By Andy Sullivan
WASHINGTON (Reuters) - Bernie Sanders, the outspoken progressive U.S. senator challenging Hillary Clinton for the 2016 Democratic presidential nomination, urged her on Sunday to take a stand on a big trade deal that has divided the Democratic Party.
Clinton aides appearing on Sunday television news shows said she would not weigh in until negotiations were complete.
Sanders, a vocal critic of free trade, called on Clinton to join labor unions, environmentalists and other opponents of the trade package before it is brought up for another vote this week. Clinton is the front-runner among candidates to be the Democratic Party nominee for the November 2016 election.
"Corporate America and Wall Street are going to bring that bill back," Sanders said on CBS's "Face the Nation." "If she joins us, we could stop this disastrous deal once and for all."
Democrats in Congress dealt a blow to President Barack Obama on Friday when they rejected related trade legislation that would have cleared the way for a sweeping Pacific Rim trade deal, despite his personal plea that it was crucial to bolstering ties with Asia. [ID:nL1N0YZ015]
The Trans-Pacific Partnership is shaping up to be a significant test for Clinton as her party has grown more suspicious of the merits of free trade since her husband, Bill Clinton, signed the North American Free Trade Agreement into law as president in 1993.
Clinton has expressed reservations about free trade deals in the past, but she played a central role in trade talks with the 11 countries involved in the TPP as Obama's secretary of state.
Clinton campaign chairman John Podesta said she would render a judgment when the deal is final.

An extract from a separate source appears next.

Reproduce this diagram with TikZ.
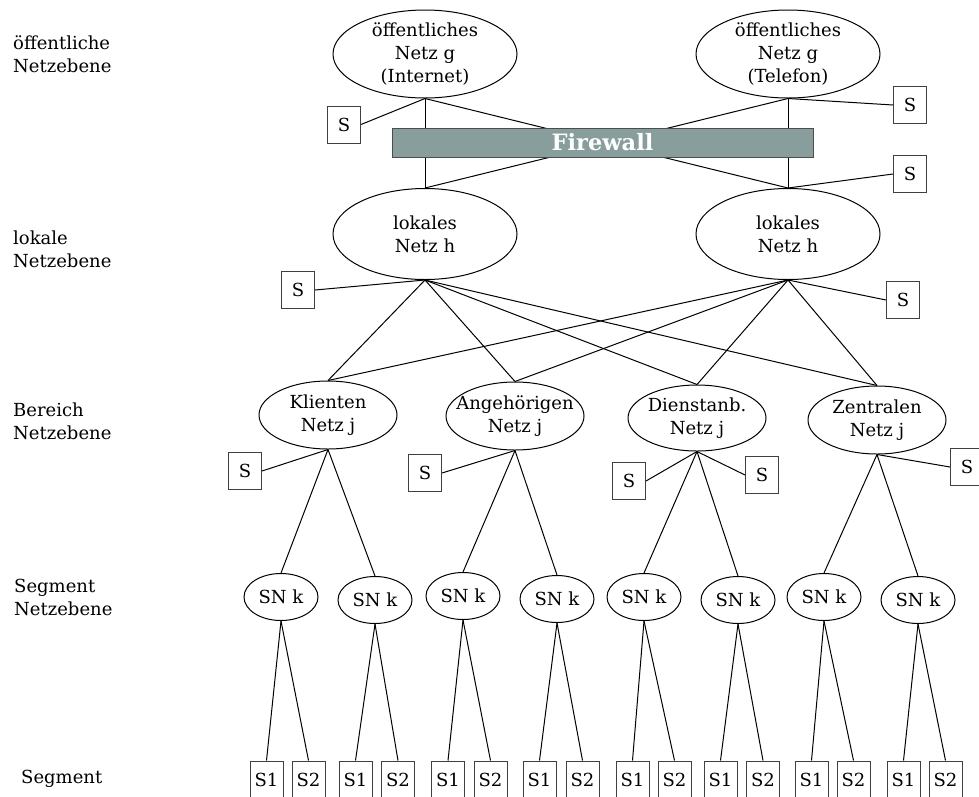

"She has a clear standard that it's got to be good for American workers or she thinks the United States should walk away from it," he said on NBC's "Meet the Press."
Clinton aides also declined to say whether she opposed or supported the legislation currently before Congress, which would limit lawmakers' input to an up-or-down vote on a final deal and provide benefits to workers who lost their jobs due to globalization.
Republican Representative Paul Ryan, a leading advocate of the trade deal, said the Clinton campaign's refusal to take a stand on the issue was "painful."
"Pick a position. I mean, that's what leaders do," he said on "Fox News Sunday."